The PDF/A standard is often used for the long-term archiving of electronic documents. The difference from ordinary PDF files is that it restricts some functions that are not suitable for long-term preservation. In fact, PDF/A is a restricted subset of PDF, omitting features in PDF that are not suitable for long-term archiving, such as different system fonts, digital signatures, and JavaScript. This is similar to PDF/X, another subset of PDF for printing. In addition, the PDF/A standard sets the necessary conditions for software products that read PDF/A files. A standards-compliant reader must follow specified rules, including following color management guidelines, rendering with embedded fonts, etc.

At present, the PDF/A format document has become the standard stipulated by most governments and industry associations, and many government agencies including UNESCO and the governments of the United States, Germany, the United Kingdom, Brazil, and other countries have adopted PDF/A as an electronic file Standard format for saving. In December 2005, the ISO organization issued the PDF/A-1 standard, and in 2011 and 2012, PDF/A-2 and PDF/A-3 were successively introduced. The main differences are as follows:

PDF/A-1a: Also known as Level A Conformance, fully compliant with the ISO-19005-1 standard. This version includes tabs so that text can be extracted and viewed from a variety of devices, including handheld devices. PDF/A-1a implements the preservation of the logical structure of the document and the preservation of text in natural reading order.

PDF/A-1b: Also known as Level B Conformance. This category counts as the lowest level of compliance for PDF/A. This level guarantees that the document can be displayed and viewed on a computer screen, but the legality of the text is not guaranteed. PDF/A-1b enables the correct display of text and additional content. The main difference between PDF/A-1a and PDF/A-1b is how each handles text extraction.

PDF/A-2: This is a newer addition to the PDF/A standard and is still in the specification process of a "Technical Committee". Basically, PDF/A-2 will handle some of the newer features attached to PDF references such as electronic signatures.

PDF/A-3: PDF/A-3 is based on the ISO standard 32000-1 and offers support for embedded files.

2. PDF/X (for printing)


Although PDF documents support a variety of digital page elements, if they contain music files or video files, the PDF printing workflow can be problematic. Therefore, the PDF/X format and its usage are defined to ensure that only the data elements that need to be printed are included in PDF/X-compliant PDF documents. PDF/X was introduced as a PDF-based print workflow standard.

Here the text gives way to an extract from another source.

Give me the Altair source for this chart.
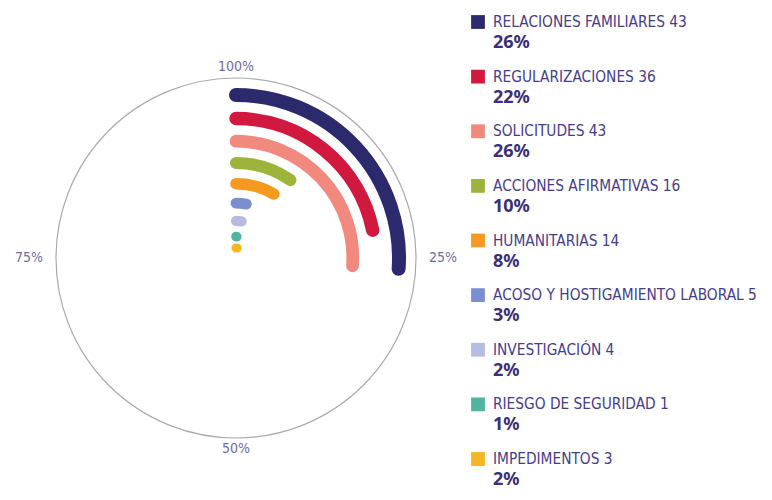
import math
import altair as alt
import pandas as pd

# ---- data ----
categories = [
    "RELACIONES FAMILIARES",
    "REGULARIZACIONES",
    "SOLICITUDES",
    "ACCIONES AFIRMATIVAS",
    "HUMANITARIAS",
    "ACOSO Y HOSTIGAMIENTO LABORAL",
    "INVESTIGACIÓN",
    "RIESGO DE SEGURIDAD",
    "IMPEDIMENTOS",
]
values = [43, 36, 43, 16, 14, 5, 4, 1, 3]
percents = ["26%", "22%", "26%", "10%", "8%", "3%", "2%", "1%", "2%"]
colors = ["#2c2a6c", "#d1193f", "#f2897f", "#9db43a", "#f5991f",
          "#7b8fd0", "#b8bbe0", "#4fb5a1", "#f6b523"]

ring_labels = ["100%", "25%", "50%", "75%"]
ring_pos = [0.0, 0.25, 0.5, 0.75]

total = sum(values)
n = len(categories)

df = pd.DataFrame({
    "cat": categories,
    "value": values,
    "zero": [0] * n,
    "row": list(range(n)),
    "ring": [n - 1 - i for i in range(n)],
    "label": [f"{c} {v}" for c, v in zip(categories, values)],
    "pct": percents,
})
ring_df = pd.DataFrame({"lab": ring_labels, "pos": ring_pos})
circle_df = pd.DataFrame({"c": [0]})

CX, CY = 228, 250
label_font = "Liberation Sans Narrow, DejaVu Sans Condensed, Roboto, sans-serif"
text_color = "#463c8c"

color_scale = alt.Scale(domain=categories, range=colors)
pos_theta = alt.Theta("pos:Q", stack=None,
                      scale=alt.Scale(domain=[0, 1], range=[0, 2 * math.pi]))

# outer circle
circle = alt.Chart(circle_df).mark_arc(
    filled=False, stroke="#a9a9b0", strokeWidth=1.2
).encode(
    theta=alt.value(0), theta2=alt.value(2 * math.pi),
    radius=alt.value(180), radius2=alt.value(0),
    x=alt.value(CX), y=alt.value(CY),
)

# percentage labels around the circle
ring_text_v = alt.Chart(ring_df).transform_filter(
    "datum.pos == 0 || datum.pos == 0.5"
).mark_text(
    font=label_font, fontSize=14, color="#6f6b9c", align="center", baseline="middle"
).encode(
    theta=pos_theta, radius=alt.value(191), text="lab:N",
    x=alt.value(CX), y=alt.value(CY),
)
ring_text_h = alt.Chart(ring_df).transform_filter(
    "datum.pos == 0.25 || datum.pos == 0.75"
).mark_text(
    font=label_font, fontSize=14, color="#6f6b9c", align="center", baseline="middle"
).encode(
    theta=pos_theta, radius=alt.value(207), text="lab:N",
    x=alt.value(CX), y=alt.value(CY),
)

# radial bars
arcs = alt.Chart(df).mark_arc(
    filled=False, strokeJoin="round", strokeCap="round"
).encode(
    theta=alt.Theta("value:Q", stack=None,
                    scale=alt.Scale(domain=[0, total], range=[0, 2 * math.pi])),
    theta2="zero:Q",
    radius=alt.Radius("ring:Q", scale=alt.Scale(type="pow", exponent=1.25,
                                                domain=[0, n - 1], range=[10, 163])),
    radius2="ring:Q",
    color=alt.Color("cat:N", scale=color_scale, legend=None),
    strokeWidth=alt.StrokeWidth("ring:Q", scale=alt.Scale(domain=[0, n - 1], range=[9, 14]),
                                legend=None),
    x=alt.value(CX), y=alt.value(CY),
)

yscale = alt.Scale(domain=[0, n - 1], range=[14, 451])

squares = alt.Chart(df).mark_square(size=190, opacity=1).encode(
    x=alt.value(470),
    y=alt.Y("row:Q", scale=yscale, axis=None),
    color=alt.Color("cat:N", scale=color_scale, legend=None),
)

labels = alt.Chart(df).mark_text(
    align="left", baseline="middle", font=label_font, fontSize=15.3, color=text_color
).encode(
    x=alt.value(485),
    y=alt.Y("row:Q", scale=yscale, axis=None),
    text="label:N",
)

pcts = alt.Chart(df).mark_text(
    align="left", baseline="middle", font="Noto Sans, sans-serif", fontSize=18,
    fontWeight="bold", color="#3a2f78", dy=21
).encode(
    x=alt.value(485),
    y=alt.Y("row:Q", scale=yscale, axis=None),
    text="pct:N",
)

chart = alt.layer(circle, ring_text_v, ring_text_h, arcs, squares, labels, pcts).resolve_scale(
    theta="independent", radius="independent", strokeWidth="independent"
).properties(
    width=756, height=484, padding=0, autosize="none", background="white"
).configure_view(stroke=None)

chart.save("out.html", embed_options={"renderer": "svg", "actions": False})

PDF/X, like PDF/A, is a subset of PDF. The purpose of PDF/X is to provide designers, drafters, engineers, and graphic artists with an electronic file format that can be printed correctly by any service provider. This format is ideal for the transfer of print-ready files by most network companies; here, the sender and receiver of print-ready information are not strongly correlated. In addition to providing a solid delivery format for print jobs, PDF/X has other benefits, including a file viewer, better compression (smaller file size), and support for spot color printing colors that recognize printing conditions ( such as which file is ready), and more. However, like PDF/A, the benefits of PDF/X come with some compromises. Features such as transparency, encryption, and JBIG2 compression are prohibited in PDF/X.

The PDF/X standards are divided into three categories:

PDF/X-1a: This standard is ideal for file senders who want to maintain the most control over their printing jobs. It supports blind send exchange of information and conforms to the general requirements used in many parts of the world. This type of document itself contains all the elements that need to be printed. Color data can only be in CMYK mode and spot colors, all images, and fonts must be built into the file, and transparent layers are prohibited. Is a subset of the PDF/X-3 standard.

PDF/X-3: This allows the use of device-independent color forms, as well as device-dependent data that is not flagged. The most important difference between PDF/X-3 and PDF/X-1a is the fact that PDF/X-3 files contain color-managed data. This means that any tool that can read PDF/X-3 files can also read PDF/X-1a files. PDF/X-3 is a subset of PDF/X-2.

PDF/X-2: Unlike the previous two formats designed to support blind-feed exchanges, PDF/X-2 is protected for exchanging information; it is more of a dialogue between the sender and the receiver of the information. PDF/X-2 is very similar to PDF/X-3, but PDF/X-2 allows the use of externally referenced data.

3. PDF/E (suitable for multimedia file processing)


PDF/E is mainly aimed at the engineering technology industry and is used for interactive engineering file exchange, especially for some of the latest features used by the engineering technology community of PDF technology, including object-level metadata and 3D models.